Tobacco Exec Blows No Smoke Cigarettes Addictive And Cause Disease, Liggett Boss Testifies

Miami Herald

In an unprecedented spectacle, the chief executive of an American tobacco company raised his right hand Monday, swore to tell the truth - and then testified that cigarettes are addictive and produce deadly diseases.

Overcoming a withering flurry of objections from lawyers paid by his own industry, Bennett LeBow, the maverick Miami executive who owns the Liggett Group, said he now agrees with tobacco’s most strident critics.

“We believe, for many people, smoking is very addictive,” LeBow told a Dade County Circuit Court jury. His company makes Chesterfields, L&Ms, Larks, Eves and more than 100 discount brands of cigarettes.

He was asked: Does smoking cause lung cancer, heart and respiratory disease and emphysema?

“The answer,” LeBow said, “is yes.”

LeBow testified as a witness for flight attendants who say they developed lung cancer and other serious illnesses through constant exposure to secondhand smoke on jetliners. Claiming to represent 60,000 non-smoking colleagues, they are suing the industry for $5 billion.

The industry denies all the charges, but never before has it been required to block and attack the testimony of one of its own chief executives. Once a valued member of the tobacco fraternity, LeBow is now an outcast.

“They don’t talk to me these days,” he said.

Nevertheless, he testified, he is comfortable with his new alignment with tobacco’s opponents. Liggett recently began printing warnings on its cigarette packages that are sterner than required by law. One of those messages: “Warning: Smoking is addictive.”

“I am very proud,” said LeBow, 59, stocky and tan, a one-time smoker who quit 27 years ago. “I’m absolutely sure we did the right thing, and I’d do it again in a second.”

In March, Liggett and its parent company, the Brooke Group, settled lawsuits filed by dozens of states seeking to recover Medicaid funds spent on sick smokers.

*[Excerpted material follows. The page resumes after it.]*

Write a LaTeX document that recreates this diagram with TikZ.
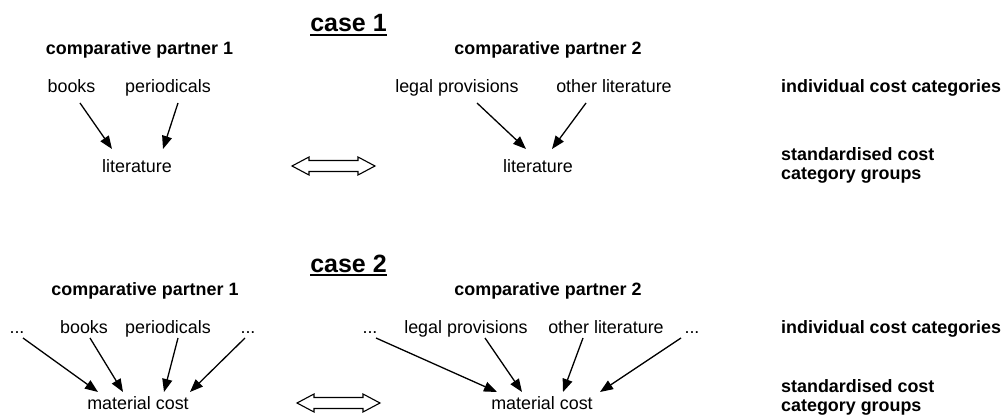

The smallest of the five major cigarette producers, Liggett agreed to pay one-quarter of its pretax profits during the next 25 years. The problem: Liggett is in financial trouble and no one knows if it will earn any profits.

Circuit Judge Robert Kaye prohibited testimony about Liggett’s settlement or last month’s $368.5 billion national settlement between the tobacco industry and 40 state attorneys general.

But in the past, industry officials have sought to portray LeBow as a financial opportunist who simply wanted to get a better deal from the attorneys general.